When i got caught, the security handcuffed me and took me to the back of the shop and made me sign 'civil demand notice' which says that i admit that i did a wrong thing, and i signed a paper that i agree to not shop at Bloomingdales for few years. and they told me that there will be a letter sent to me soon. So i got a letter, and it says i have to pay $425 for civil demand within 30 days. i searched in google and viewed many other lawyer's answers about this problem and most of them said 'just ignore it'. I am confused now. Do i have to pay this? or is there any other solutions?
1 Answer from Attorneys
Sometimes they say you have to pay a fine. It's not a civil "fine" - it's a civil demand letter. California law allows a merchant to demand up to $500 following a theft incident. These letters are typically sent by the store or a law firm acting on their behalf. They are all bark and no bite. If you ignore the letter, they have to make a choice - let it go or file a small claims case against you. I have never heard of anyone actually being sued if they ignore the letter. Why don't they do anything? Because lawyers cannot get involved in small claims cases and it isn't worth the store's time to pursue a small claims case over such a minor amount. There is one law firm in Florida that does nothing but these kind of civil demand letters on behalf of stores.

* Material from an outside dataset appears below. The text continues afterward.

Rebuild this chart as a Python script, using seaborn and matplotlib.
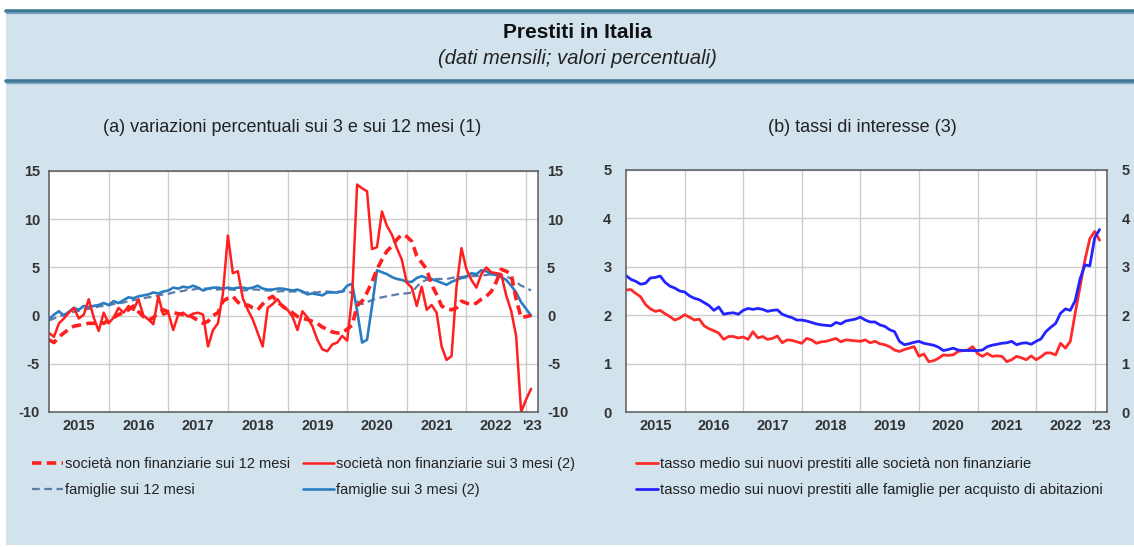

They were quoted in a Wall Street Journal article as sending out over one and a half million letters a year, but they filed less than 10 lawsuits. Not ten percent. Not ten thousand. Ten. The odds are overwhelming that they won't do anything. If you choose to pay their demand, it just means they won't sue you, but it will have no impact on any criminal prosecution. Paying it won't stop criminal charges from being filed and not paying it won't make a criminal case worse or cause charges to be filed if they weren't going to be in the first place.
Your research was correct. The overwhelming consensus is to ignore civil demand letters.